On March 18, Tracking the sliding of grain boundaries at the atomic scale was published in the top academic journal Science (Science, DOI: 10.1126/science.abm2612). The lead authors of the article are Wang Lihua from the Faculty of Materials and Manufacturing, Beijing University of Technology (BJUT) and Zhang Yin from Georgia Institute of Technology (Georgia Tech), U.S. The corresponding authors are Professor Han Xiaodong from BJUT, Professor Zhu Ting from Georgia Tech, and Professor Zhang Ze from Zhejiang University (member of the Chinese Academy of Sciences and former vice-president of BJUT). It is the first article published in Science with BJUT quoted as the primary organization, and a milestone for BJUT's research on the atomic mechanism of grain boundary sliding plasticity.
Grain boundaries (GBs) play an important role in the mechanical behavior of polycrystalline materials. Despite decades of investigation and due to the lack of effective experimental methods and devices, the atomic-scale dynamic processes of GB deformation remain elusive, particularly for the GBs in polycrystals, which are commonly of the asymmetric and general types.
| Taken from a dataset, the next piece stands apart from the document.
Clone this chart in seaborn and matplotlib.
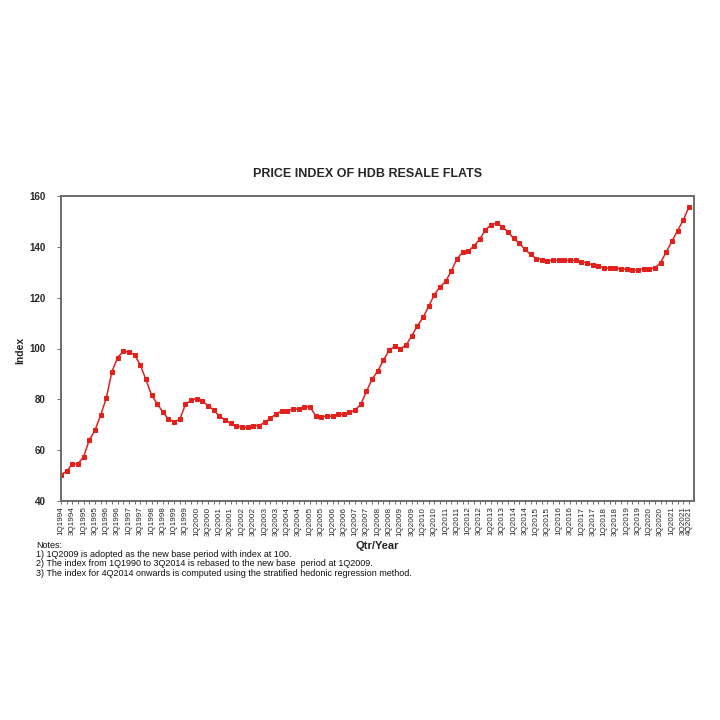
import numpy as np
import pandas as pd
import matplotlib
matplotlib.use("Agg")
import matplotlib.pyplot as plt
import seaborn as sns

# quarterly index values, 1Q1994 .. 4Q2021
years = list(range(1994, 2022))
index_values = [
    50.4, 51.7, 54.6, 54.6, 57.4, 64.0, 67.8, 73.7,
    80.4, 90.9, 96.4, 98.9, 98.6, 97.5, 93.6, 87.9,
    81.7, 78.3, 75.0, 72.2, 71.2, 72.1, 78.0, 79.7,
    80.3, 79.3, 77.5, 75.8, 73.3, 72.0, 70.5, 69.6,
    69.1, 69.1, 69.7, 69.7, 70.9, 72.5, 74.3, 75.3,
    75.5, 76.1, 76.3, 77.1, 77.1, 73.6, 73.2, 73.4,
    73.4, 74.2, 74.1, 74.9, 75.8, 78.0, 83.2, 87.9,
    91.2, 95.4, 99.3, 100.9, 100.0, 101.3, 105.0, 108.9,
    112.2, 116.6, 121.2, 124.3, 126.4, 130.5, 135.3, 137.9,
    138.4, 140.3, 142.9, 146.6, 148.6, 149.3, 148.0, 145.8,
    143.4, 141.4, 139.1, 137.0, 135.4, 135.0, 134.6, 134.7,
    134.7, 134.7, 134.7, 134.7, 133.9, 133.8, 132.8, 132.6,
    131.6, 131.6, 131.6, 131.4, 131.1, 130.8, 130.9, 131.4,
    131.4, 131.7, 133.8, 138.0, 142.2, 146.4, 150.5, 155.7,
]
quarters = [f"{q}Q{y}" for y in years for q in range(1, 5)]
y_ticks = [40, 60, 80, 100, 120, 140, 160]

notes = [
    "Notes:",
    "1) 1Q2009 is adopted as the new base period with index at 100.",
    "2) The index from 1Q1990 to 3Q2014 is rebased to the new base  period at 1Q2009.",
    "3) The index for 4Q2014 onwards is computed using the stratified hedonic regression method.",
]

df = pd.DataFrame({"quarter": quarters, "index": index_values})
df["pos"] = np.arange(len(df))

sns.set_theme(style="white")
plt.rcParams["font.family"] = ["Liberation Sans", "DejaVu Sans"]

fig = plt.figure(figsize=(7.2, 7.2), dpi=100)
ax = fig.add_axes([61 / 720, 1 - 501 / 720, 633 / 720, 305 / 720])

red = "#e3211c"
sns.lineplot(data=df, x="pos", y="index", ax=ax, color=red, linewidth=1.1,
             marker="s", markersize=3.2, markeredgecolor=red, markerfacecolor=red)

ax.set_xlim(0, len(df) - 1 + 0.9)
ax.set_ylim(40, 160)
ax.set_yticks(y_ticks)
ax.set_yticklabels([str(v) for v in y_ticks], fontsize=7, fontweight="bold")

# labels every second quarter, plus the last one
label_pos = list(range(0, len(df), 2)) + [len(df) - 1]
ax.set_xticks(df["pos"], minor=True)
ax.set_xticks(label_pos)
ax.set_xticklabels([quarters[i] for i in label_pos], rotation=90, fontsize=5.9)
ax.tick_params(axis="x", which="both", direction="out", length=2.5, width=0.6,
               color="#555555", pad=1.5, bottom=True)
ax.tick_params(axis="y", direction="out", length=3, width=0.6, color="#555555",
               pad=8, left=True)

for s in ax.spines.values():
    s.set_color("#6b6b6b")
    s.set_linewidth(1.4)

ax.set_xlabel("")
ax.set_ylabel("")
fig.text(20 / 720, 1 - 350 / 720, "Index", rotation=90, fontsize=7.5,
         fontweight="bold", ha="center", va="center")
fig.text(377 / 720, 1 - 546 / 720, "Qtr/Year", fontsize=8,
         fontweight="bold", ha="center", va="center")
fig.text(368 / 720, 1 - 174 / 720, "PRICE INDEX OF HDB RESALE FLATS",
         fontsize=9, fontweight="bold", ha="center", va="center")

for i, line in enumerate(notes):
    fig.text(36 / 720, 1 - (545 + i * 9.4) / 720, line, fontsize=6.5,
             ha="left", va="center", color="#111111")

fig.savefig("out.png", dpi=100, facecolor="white")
Leveraging on the original atomic resolution in situ mechanical experimental research device in the Institute of Microstructure and Property of Advanced Materials of BJUT, the team conducted an in situ atomic-resolution study to reveal how sliding-dominant deformation is accomplished at general tilt GBs in platinum bicrystals, and to observe either direct atomic-scale sliding along the GB or sliding with atom transfer across the boundary plane. The latter sliding process was mediated by movements of disconnections that enabled the transport of GB atoms, leading to a previously unrecognized mode of coupled GB sliding and atomic plane transfer. These results enable an atomic-scale understanding of how general GBs slide in polycrystalline materials.
During the period of the 14th Five-Year Plan, the faculty and staff in BJUT will strive to explore deeply into the breadth and depth of science and technology, contributing their expertise to the scientific and technological progress.
Authors Information:
Professor Wang Lihua obtained his doctoral degree from BJUT in 2012 and conducted post-doctoral research at the University of Queensland from 2015 to 2017. He has long been engaged in research on in situ atomic-scale deformation mechanisms of materials and distinguished himself with several experimental breakthroughs in the area, and was granted by the National Science Foundation for Outstanding Young Scholars. He has published over 70 articles, including one in Science, five in Nat. Commun., two in Phys. Rev. Lett., four in Nano Lett., four in Acta Mater., four in ACS Nano, and six in Scripta Mater. He also holds four patents. He has undertaken several national and provincial research projects.
Professor Zhang Ze, member of the Chinese Academy of Sciences and former vice-president of BJUT. Professor Zhang Ze has long been engaged in the research on the electron microstructure of advanced materials, and has made significant innovative achievements in in situ structural evolution and servicing performance correlation of materials. His team won the second prize of the State Natural Science Award in 2021.
Professor Han Xiaodong has long been engaged in research on mechanical behaviors of materials, atomic-level mechanisms, and other fundamental issues in the discipline and their methodology and experimental techniques, and was granted by the National Science Foundation for Distinguished Young Scholars. Their key technologies have been awarded thirty-three patents globally, including three in the U.S., one PCT patent, and twenty-seven invention patents in China. The team won the second prize of the State Natural Science Award in 2021. Professor Han has published over 230 high-quality articles in Science, Nature Mater., Nature Comm., Nano Lett, Phys Rev Lett, and Acta Mater, and undertaken several projects under national key research and development programs.